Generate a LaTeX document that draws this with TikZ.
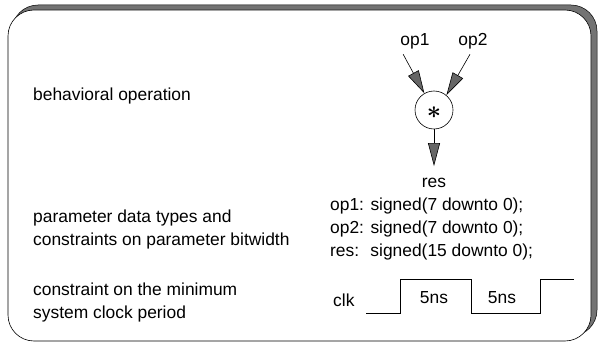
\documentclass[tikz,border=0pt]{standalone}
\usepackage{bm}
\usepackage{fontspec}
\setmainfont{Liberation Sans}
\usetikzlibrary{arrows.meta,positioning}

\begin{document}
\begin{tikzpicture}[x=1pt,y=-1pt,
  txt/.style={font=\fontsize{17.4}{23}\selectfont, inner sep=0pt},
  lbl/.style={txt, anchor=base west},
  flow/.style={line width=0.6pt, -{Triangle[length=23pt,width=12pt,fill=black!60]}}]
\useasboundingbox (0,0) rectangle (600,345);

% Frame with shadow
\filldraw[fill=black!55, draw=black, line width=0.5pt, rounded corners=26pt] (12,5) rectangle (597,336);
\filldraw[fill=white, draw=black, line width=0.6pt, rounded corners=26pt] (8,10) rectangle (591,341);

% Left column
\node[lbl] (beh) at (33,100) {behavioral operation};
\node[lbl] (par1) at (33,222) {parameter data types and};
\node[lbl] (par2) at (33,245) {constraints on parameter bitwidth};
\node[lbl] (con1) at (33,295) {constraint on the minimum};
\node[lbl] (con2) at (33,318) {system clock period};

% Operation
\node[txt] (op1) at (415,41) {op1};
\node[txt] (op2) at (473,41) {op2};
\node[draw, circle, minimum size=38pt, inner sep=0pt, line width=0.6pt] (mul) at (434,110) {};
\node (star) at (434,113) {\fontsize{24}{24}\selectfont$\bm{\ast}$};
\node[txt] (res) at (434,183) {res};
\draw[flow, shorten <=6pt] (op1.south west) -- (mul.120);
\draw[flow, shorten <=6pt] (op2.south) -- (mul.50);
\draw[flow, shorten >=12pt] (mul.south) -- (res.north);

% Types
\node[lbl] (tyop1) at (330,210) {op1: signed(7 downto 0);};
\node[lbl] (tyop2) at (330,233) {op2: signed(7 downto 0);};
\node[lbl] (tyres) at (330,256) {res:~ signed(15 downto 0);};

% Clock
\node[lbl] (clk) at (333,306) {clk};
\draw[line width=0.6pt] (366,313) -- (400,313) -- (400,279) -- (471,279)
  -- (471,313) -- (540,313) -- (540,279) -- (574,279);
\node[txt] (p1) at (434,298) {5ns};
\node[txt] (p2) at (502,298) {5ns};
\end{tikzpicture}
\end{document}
====
WHAT YOU NEED TO DO => Give again exactly the lines running from the beginning of the material above through the line that contains "(con2) at (33,318)", and leave out every picture.

CORRECT ANSWER =>
Generate a LaTeX document that draws this with TikZ.
\documentclass[tikz,border=0pt]{standalone}
\usepackage{bm}
\usepackage{fontspec}
\setmainfont{Liberation Sans}
\usetikzlibrary{arrows.meta,positioning}

\begin{document}
\begin{tikzpicture}[x=1pt,y=-1pt,
  txt/.style={font=\fontsize{17.4}{23}\selectfont, inner sep=0pt},
  lbl/.style={txt, anchor=base west},
  flow/.style={line width=0.6pt, -{Triangle[length=23pt,width=12pt,fill=black!60]}}]
\useasboundingbox (0,0) rectangle (600,345);

% Frame with shadow
\filldraw[fill=black!55, draw=black, line width=0.5pt, rounded corners=26pt] (12,5) rectangle (597,336);
\filldraw[fill=white, draw=black, line width=0.6pt, rounded corners=26pt] (8,10) rectangle (591,341);

% Left column
\node[lbl] (beh) at (33,100) {behavioral operation};
\node[lbl] (par1) at (33,222) {parameter data types and};
\node[lbl] (par2) at (33,245) {constraints on parameter bitwidth};
\node[lbl] (con1) at (33,295) {constraint on the minimum};
\node[lbl] (con2) at (33,318) {system clock period};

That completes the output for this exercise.